### DATA LINES ###
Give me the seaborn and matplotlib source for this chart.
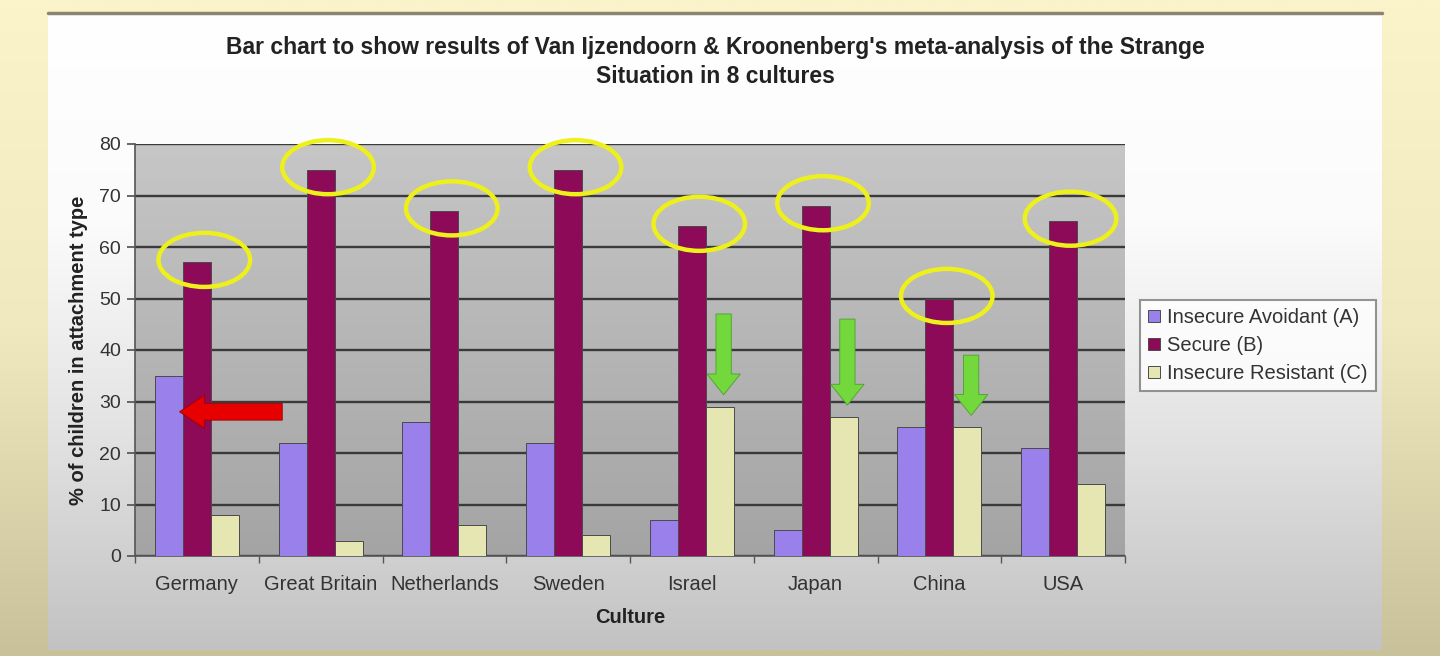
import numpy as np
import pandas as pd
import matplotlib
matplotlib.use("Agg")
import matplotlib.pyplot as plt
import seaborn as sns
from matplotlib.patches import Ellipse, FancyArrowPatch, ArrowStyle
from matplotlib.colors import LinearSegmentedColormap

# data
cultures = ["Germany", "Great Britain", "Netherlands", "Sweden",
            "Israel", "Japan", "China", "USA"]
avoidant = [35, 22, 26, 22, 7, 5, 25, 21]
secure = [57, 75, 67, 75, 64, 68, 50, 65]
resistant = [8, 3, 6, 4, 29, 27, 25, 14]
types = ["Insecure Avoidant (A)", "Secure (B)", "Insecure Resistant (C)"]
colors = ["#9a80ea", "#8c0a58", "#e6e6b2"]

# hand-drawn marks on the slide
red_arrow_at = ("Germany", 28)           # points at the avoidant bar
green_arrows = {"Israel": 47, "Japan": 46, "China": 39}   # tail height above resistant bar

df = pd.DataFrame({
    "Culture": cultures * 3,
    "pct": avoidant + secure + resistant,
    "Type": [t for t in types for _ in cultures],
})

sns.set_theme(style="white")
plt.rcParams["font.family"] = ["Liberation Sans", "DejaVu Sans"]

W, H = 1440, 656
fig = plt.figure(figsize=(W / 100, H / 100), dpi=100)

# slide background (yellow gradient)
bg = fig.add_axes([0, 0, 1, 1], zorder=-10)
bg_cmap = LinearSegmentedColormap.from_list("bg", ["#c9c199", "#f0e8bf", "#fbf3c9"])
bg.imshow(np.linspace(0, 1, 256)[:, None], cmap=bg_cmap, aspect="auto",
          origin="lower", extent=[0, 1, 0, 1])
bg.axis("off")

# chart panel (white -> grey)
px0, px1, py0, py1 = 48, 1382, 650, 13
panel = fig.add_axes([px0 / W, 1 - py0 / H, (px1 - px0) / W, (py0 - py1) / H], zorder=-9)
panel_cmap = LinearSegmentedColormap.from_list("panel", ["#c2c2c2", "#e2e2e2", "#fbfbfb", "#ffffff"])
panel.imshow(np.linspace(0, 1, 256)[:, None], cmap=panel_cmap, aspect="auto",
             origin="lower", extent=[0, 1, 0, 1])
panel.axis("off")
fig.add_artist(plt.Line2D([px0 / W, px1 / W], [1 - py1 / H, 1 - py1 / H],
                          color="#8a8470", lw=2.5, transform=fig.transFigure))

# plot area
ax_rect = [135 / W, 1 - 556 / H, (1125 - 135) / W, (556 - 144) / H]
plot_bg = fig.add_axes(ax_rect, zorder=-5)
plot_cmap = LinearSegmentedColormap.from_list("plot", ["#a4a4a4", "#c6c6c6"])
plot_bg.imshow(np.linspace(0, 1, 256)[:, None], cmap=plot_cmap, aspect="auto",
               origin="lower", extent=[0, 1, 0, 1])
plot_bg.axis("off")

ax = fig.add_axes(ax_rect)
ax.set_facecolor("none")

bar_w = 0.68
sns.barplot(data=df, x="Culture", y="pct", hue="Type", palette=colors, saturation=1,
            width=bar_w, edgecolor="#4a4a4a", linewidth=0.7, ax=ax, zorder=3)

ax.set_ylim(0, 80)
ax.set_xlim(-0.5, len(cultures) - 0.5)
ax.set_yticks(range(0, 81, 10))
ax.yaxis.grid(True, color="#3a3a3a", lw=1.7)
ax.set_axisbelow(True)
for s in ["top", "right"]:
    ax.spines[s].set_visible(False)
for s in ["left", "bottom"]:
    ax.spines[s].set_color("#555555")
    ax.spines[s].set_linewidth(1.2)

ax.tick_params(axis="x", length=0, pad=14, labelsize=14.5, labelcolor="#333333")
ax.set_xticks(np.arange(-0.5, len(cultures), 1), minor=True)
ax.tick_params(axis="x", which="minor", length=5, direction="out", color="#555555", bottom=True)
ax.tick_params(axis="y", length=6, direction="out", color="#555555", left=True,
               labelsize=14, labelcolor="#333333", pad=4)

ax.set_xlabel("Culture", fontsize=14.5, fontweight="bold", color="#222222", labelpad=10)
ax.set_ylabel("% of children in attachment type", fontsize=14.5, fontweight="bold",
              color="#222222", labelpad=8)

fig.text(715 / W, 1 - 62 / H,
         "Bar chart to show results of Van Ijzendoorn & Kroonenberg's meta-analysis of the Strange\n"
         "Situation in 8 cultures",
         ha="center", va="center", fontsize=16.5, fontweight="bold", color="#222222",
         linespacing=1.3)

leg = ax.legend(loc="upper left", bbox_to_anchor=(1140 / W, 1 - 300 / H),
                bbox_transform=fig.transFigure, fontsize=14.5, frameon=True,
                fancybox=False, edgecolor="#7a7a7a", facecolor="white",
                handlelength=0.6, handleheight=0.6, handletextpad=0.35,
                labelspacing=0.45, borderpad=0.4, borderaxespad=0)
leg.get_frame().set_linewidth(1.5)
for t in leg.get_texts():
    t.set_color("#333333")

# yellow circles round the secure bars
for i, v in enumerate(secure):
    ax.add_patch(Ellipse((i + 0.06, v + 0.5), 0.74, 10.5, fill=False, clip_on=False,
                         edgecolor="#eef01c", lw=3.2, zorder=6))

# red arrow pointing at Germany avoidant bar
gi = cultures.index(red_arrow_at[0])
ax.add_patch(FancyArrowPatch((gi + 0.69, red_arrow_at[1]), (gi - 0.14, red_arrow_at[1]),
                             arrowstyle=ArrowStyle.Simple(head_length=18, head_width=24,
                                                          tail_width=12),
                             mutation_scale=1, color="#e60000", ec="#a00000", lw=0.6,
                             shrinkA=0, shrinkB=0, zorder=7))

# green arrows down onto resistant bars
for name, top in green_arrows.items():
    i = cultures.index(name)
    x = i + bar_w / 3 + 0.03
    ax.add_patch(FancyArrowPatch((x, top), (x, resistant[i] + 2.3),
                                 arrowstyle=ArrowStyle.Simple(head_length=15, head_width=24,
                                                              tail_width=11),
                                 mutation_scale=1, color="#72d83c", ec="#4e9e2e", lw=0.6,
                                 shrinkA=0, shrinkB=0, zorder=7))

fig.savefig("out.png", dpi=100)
###
| PROBLEM DETAILS |
Write out the lines from the start of the material to the line with "fig = plt.figure(figsize=(W", inclusive and exactly. Skip the pictures.

| WRITTEN RESPONSE |
Give me the seaborn and matplotlib source for this chart.
import numpy as np
import pandas as pd
import matplotlib
matplotlib.use("Agg")
import matplotlib.pyplot as plt
import seaborn as sns
from matplotlib.patches import Ellipse, FancyArrowPatch, ArrowStyle
from matplotlib.colors import LinearSegmentedColormap

# data
cultures = ["Germany", "Great Britain", "Netherlands", "Sweden",
            "Israel", "Japan", "China", "USA"]
avoidant = [35, 22, 26, 22, 7, 5, 25, 21]
secure = [57, 75, 67, 75, 64, 68, 50, 65]
resistant = [8, 3, 6, 4, 29, 27, 25, 14]
types = ["Insecure Avoidant (A)", "Secure (B)", "Insecure Resistant (C)"]
colors = ["#9a80ea", "#8c0a58", "#e6e6b2"]

# hand-drawn marks on the slide
red_arrow_at = ("Germany", 28)           # points at the avoidant bar
green_arrows = {"Israel": 47, "Japan": 46, "China": 39}   # tail height above resistant bar

df = pd.DataFrame({
    "Culture": cultures * 3,
    "pct": avoidant + secure + resistant,
    "Type": [t for t in types for _ in cultures],
})

sns.set_theme(style="white")
plt.rcParams["font.family"] = ["Liberation Sans", "DejaVu Sans"]

W, H = 1440, 656
fig = plt.figure(figsize=(W / 100, H / 100), dpi=100)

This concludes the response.